2019 End-of-the-Year Book Recommendations

Grant recommends the book All This Could Be Yours, the latest novel by Jami Attenberg. An imperious father in a coma, and the family who comes to terms with his life and effect on them. If you’re familiar with her earlier book The Middlesteins, you’ll recognize the same sharp, well-observed writing. Other recommendations for the book lovers on your holiday gift list: A Velocity of Being: Letters to a Young Reader, the lavishly illustrated anthology of letters edited by Maria Popova of Brainpickings and Claudia Bedrick, and Because Internet: Understanding the New Rules of Language, a smart, engaging, introduction to language and linguistics by linguist Gretchen McCulloch. This is part of a complete episode.

Transcript of “2019 End-of-the-Year Book Recommendations”

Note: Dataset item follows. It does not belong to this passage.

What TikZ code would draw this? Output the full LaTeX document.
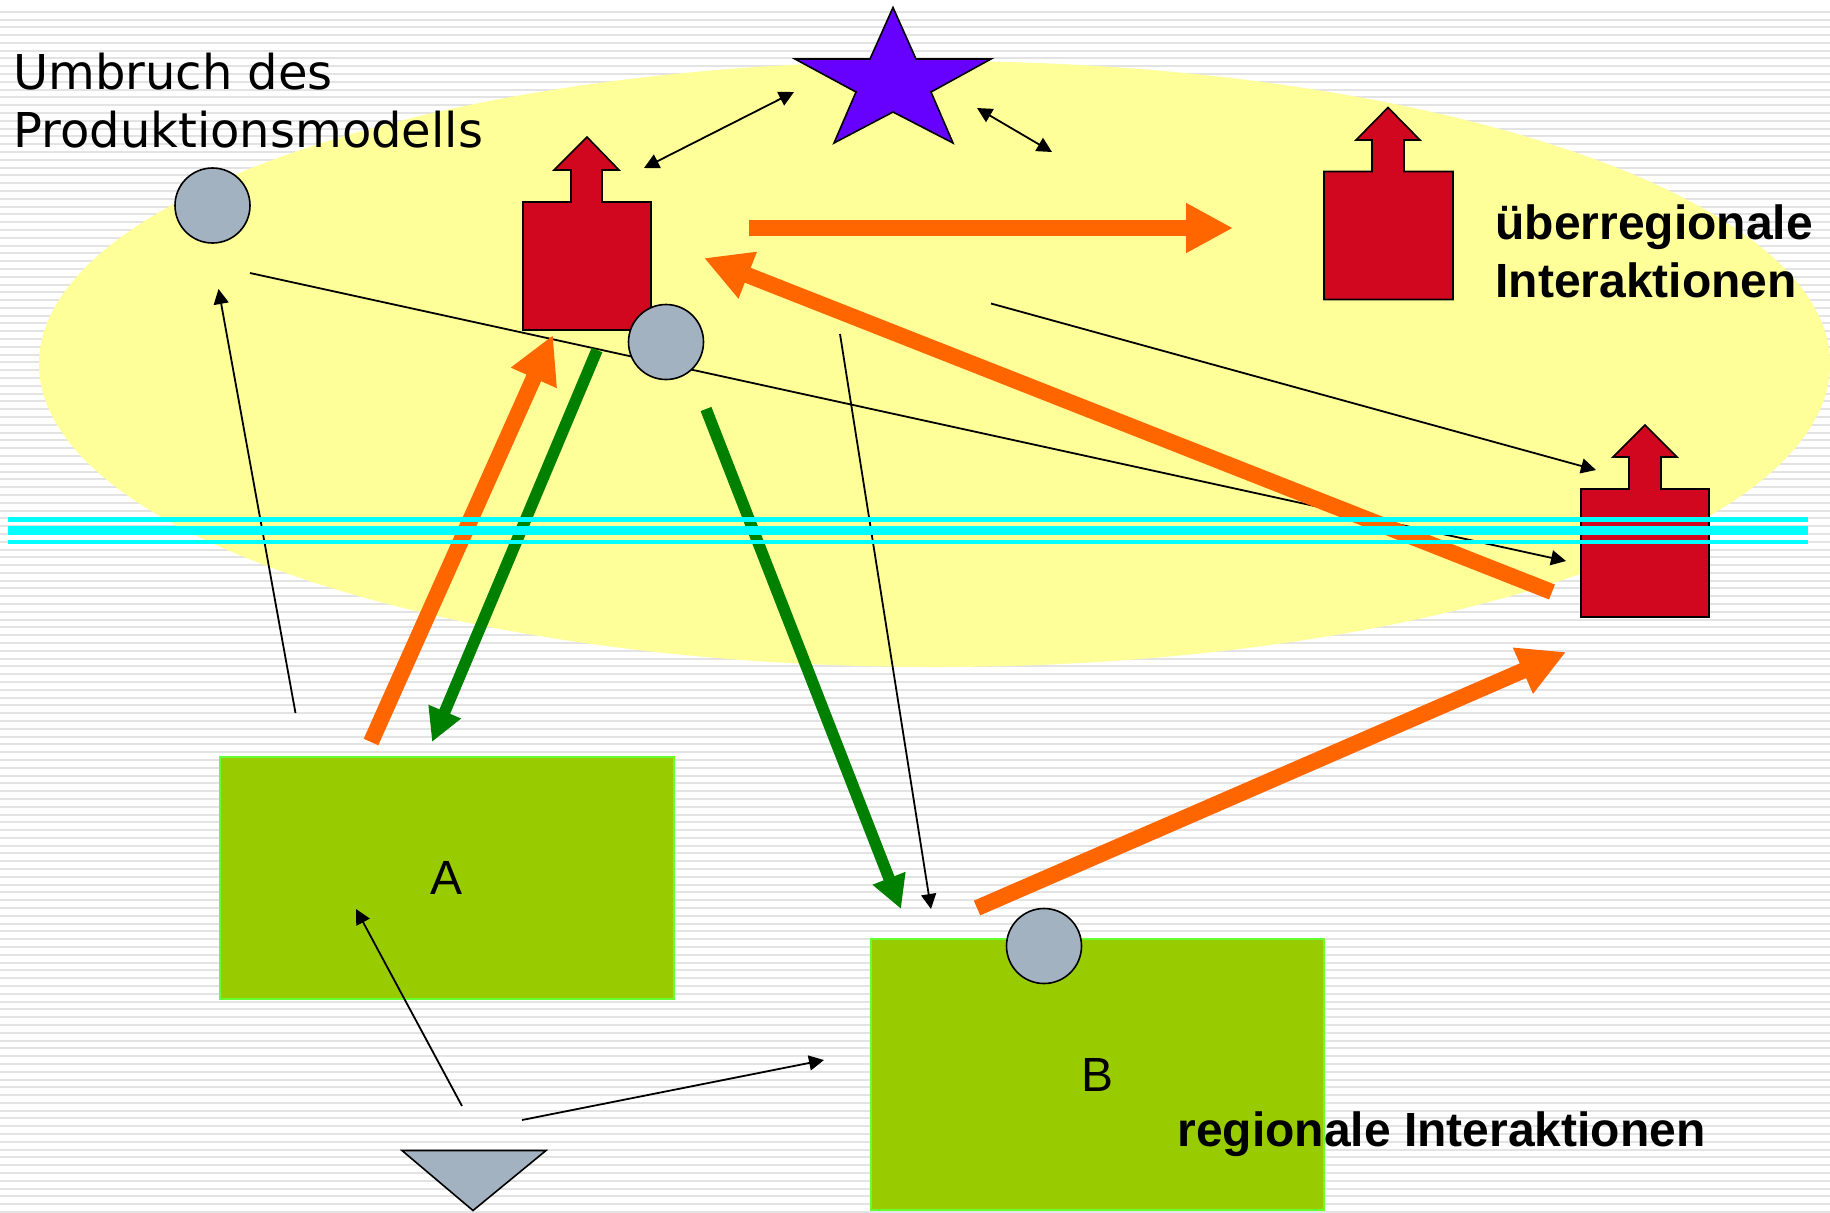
\documentclass[tikz,border=0pt]{standalone}
\usepackage{fontspec}
\setmainfont{Liberation Sans}
\newfontfamily\verd{DejaVu Sans}
\usetikzlibrary{arrows.meta}
\definecolor{stripe}{HTML}{E3E3E3}
\definecolor{paleyellow}{HTML}{FFFF99}
\definecolor{hotorange}{HTML}{FF6600}
\definecolor{darkgreen}{HTML}{008000}
\definecolor{leaf}{HTML}{99CC00}
\definecolor{leafedge}{HTML}{66FF33}
\definecolor{redfill}{HTML}{D0071E}
\definecolor{bluegrey}{HTML}{A2B2C1}
\definecolor{violetfill}{HTML}{6600FF}
\definecolor{bandcyan}{HTML}{00FFFF}
\tikzset{
  x=0.5pt,y=-0.5pt,
  outlined/.style={draw=black,line width=0.8pt,line join=miter},
  house/.style={outlined,fill=redfill},
  dot/.style={circle,outlined,fill=bluegrey,minimum size=37.5pt,inner sep=0pt,outer sep=0pt},
  field/.style={rectangle,fill=leaf,draw=leafedge,line width=0.8pt,inner sep=0pt,outer sep=0pt,font=\fontsize{24}{29}\selectfont},
  orangearrow/.style={draw=hotorange,line width=8pt,-{Triangle[length=23.5pt,width=23.5pt,fill=hotorange]}},
  greenarrow/.style={draw=darkgreen,line width=5.8pt,-{Triangle[length=16.5pt,width=16.5pt,fill=darkgreen]}},
  thinarrow/.style={draw=black,line width=0.9pt,-{Triangle[length=7.5pt,width=7.5pt,fill=black]}},
  twoway/.style={draw=black,line width=0.9pt,{Triangle[length=7.5pt,width=7.5pt,fill=black]}-{Triangle[length=7.5pt,width=7.5pt,fill=black]}},
  boldlabel/.style={font=\fontsize{24}{29}\selectfont\bfseries,inner sep=0pt,align=left},
}
\begin{document}
\begin{tikzpicture}
\useasboundingbox (0,0) rectangle (1830,1212);
\fill[white] (0,0) rectangle (1830,1212);
% striped background
\foreach \n in {0,...,154}{
  \pgfmathsetmacro{\yy}{11.7+7.794*\n}
  \fill[stripe] (0,\yy-1) rectangle (1830,\yy+1);
}
% yellow field
\fill[paleyellow] (934.5,364) ellipse [x radius=895.5,y radius=303];
% green boxes
\node[field,minimum width=227pt,minimum height=121pt] (boxA) at (447,878) {A};
\node[field,minimum width=226.5pt,minimum height=135.5pt] (boxB) at (1097.5,1074.5) {B};
% red arrow-topped houses
\draw[house] (523,202) -- (571,202) -- (571,170) -- (554,170) -- (587,137) -- (619,170) -- (602,170) -- (602,202) -- (651,202) -- (651,330) -- (523,330) -- cycle;
\draw[house] (1324,171.5) -- (1372,171.5) -- (1372,140) -- (1356,140) -- (1388,107.5) -- (1420,140) -- (1404,140) -- (1404,171.5) -- (1453,171.5) -- (1453,299.5) -- (1324,299.5) -- cycle;
\draw[house] (1581,489) -- (1629,489) -- (1629,457) -- (1613,457) -- (1645,425) -- (1677,457) -- (1661,457) -- (1661,489) -- (1709,489) -- (1709,617) -- (1581,617) -- cycle;
% star and triangle
\draw[outlined,fill=violetfill] (893,7.5) -- (916,59) -- (991,59) -- (931,92) -- (953,143) -- (893,112) -- (834,143) -- (856,92) -- (795,59) -- (870,59) -- cycle;
\draw[outlined,fill=bluegrey] (402,1150.5) -- (546,1150.5) -- (473,1210.5) -- cycle;
% free connector ends
\coordinate (la) at (295.5,713);   \coordinate (lb) at (218.5,289);
\coordinate (lc) at (250,273);   \coordinate (ld) at (1566,561);
\coordinate (le) at (991,303.5);   \coordinate (lf) at (1596,470);
\coordinate (lg) at (840,334);   \coordinate (lh) at (931,909);
\coordinate (li) at (462,1106);  \coordinate (lj) at (356,909);
\coordinate (lk) at (522,1120);  \coordinate (ll) at (824,1060);
\coordinate (ta) at (644,168);   \coordinate (tb) at (794,92);
\coordinate (tc) at (977,108);   \coordinate (td) at (1052,152);
\coordinate (oa) at (749,228);   \coordinate (ob) at (1233,228);
\coordinate (oc) at (1552,592);  \coordinate (od) at (704,258);
\coordinate (oe) at (371,742);   \coordinate (of) at (553,335);
\coordinate (og) at (977,908);   \coordinate (oh) at (1566,652);
\coordinate (ga) at (597,350);   \coordinate (gb) at (432,742);
\coordinate (gc) at (706,409);   \coordinate (gd) at (901,909);
% thin connectors
\draw[thinarrow] (la) -- (lb);
\draw[thinarrow] (lc) -- (ld);
\draw[thinarrow] (le) -- (lf);
\draw[thinarrow] (lg) -- (lh);
\draw[thinarrow] (li) -- (lj);
\draw[thinarrow] (lk) -- (ll);
\draw[twoway] (ta) -- (tb);
\draw[twoway] (tc) -- (td);
% circles
\node[dot] (c1) at (212.5,205.5) {};
\node[dot] (c2) at (666,342) {};
\node[dot] (c3) at (1044,946) {};
% thick connectors
\draw[greenarrow] (ga) -- (gb);
\draw[greenarrow] (gc) -- (gd);
\draw[orangearrow] (oa) -- (ob);
\draw[orangearrow] (oc) -- (od);
\draw[orangearrow] (oe) -- (of);
\draw[orangearrow] (og) -- (oh);
% cyan band on top
\fill[bandcyan] (8,517.3) rectangle (1808,522);
\fill[bandcyan] (8,526) rectangle (1808,535);
\fill[bandcyan] (8,540) rectangle (1808,544);
% labels
\node[anchor=base west,inner sep=0pt,align=left,font=\verd\fontsize{24}{29}\selectfont] (title) at (13,147) {Umbruch des\\Produktionsmodells};
\node[boldlabel,anchor=base west] (over) at (1495,297) {überregionale\\Interaktionen};
\node[boldlabel,anchor=base west] (reg) at (1177,1146) {regionale Interaktionen};
\end{tikzpicture}
\end{document}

You’re listening to A Way with Words, the show about language and how we use it.

I’m Grant Barrett.

And I’m Martha Barnette.

Earlier in the show, I recommended the book Greek to Me by Mary Norris.

And I’m wondering what you have in your pocket there, Grant.

I have a book that I’ve been really enjoying. This is Jamie Attenberg’s latest novel, All This Could Be Yours. It is a dark glimpse at a family who is in trouble. The imperious, powerful father is in a coma, and while this is happening, the mother and the grown children are coming to terms with who he is, what he’s done, and what he’s done to them and the world around them. And they’re trying to sort themselves out over a very long day.

So from each of them, we kind of get a point of view. We get dark wit, digressions, dysfunction, a lot of self-justification. And we kind of get all these problems that they’ve created for themselves but a lot of it is through the lens of their relationship with this terrible man. But again, there’s some wit here. I don’t want to make this too terrible and too dark. What I look for in novels, just so you know, is a sense of place and characters who seem to be headed to becoming something else. And I like writers who seem to want to take them there without hesitation. What I don’t like is writers who seem to dither on their way to a point and dither on their way to an arc. And Jamie Attenberg doesn’t do that here. This book is everything that I want in a novel. And if you know Jamie Attenberg’s earlier books like The Middlesteins, then you’ll see here a lot of her same sharp writing. She has a good writer’s ear, and you’ll see a lot more of that. She seems to have grown quite a bit since that novel. And I appreciate that. I like seeing the arc of a writer as well across their career.

This is a great book, and I want to recommend it to you, Martha, and to everyone else. This is All This Could Be Yours by Jamie Ettenberg.

It’s interesting. My father always said it’s great to pick a writer and just kind of live with them for a while.

That’s right. And I love the idea of following the arc of a writer like that.

Well, we can’t talk about book recommendations without recommending a couple of others that we’ve mentioned before. The book that I am going to be giving as a gift to people this year is A Velocity of Being. That’s edited by Maria Popova and Claudia Bedrick. And it’s a collection of letters from famous people to young readers about the joy of reading. And it also contains some amazing art with every single letter.

And I think the language book of the year, besides the Mary Norris one that you mentioned earlier in the show, that you and I both agree is the language book of the year, is Gretchen McCulloch’s Because Internet. This is a fun, fast read that will bring you up to speed with how language works on the internet. It’s about why English is as healthy as ever and why everything between the most formal and the most informal language has found a welcome home on the internet, the most democratic of all media.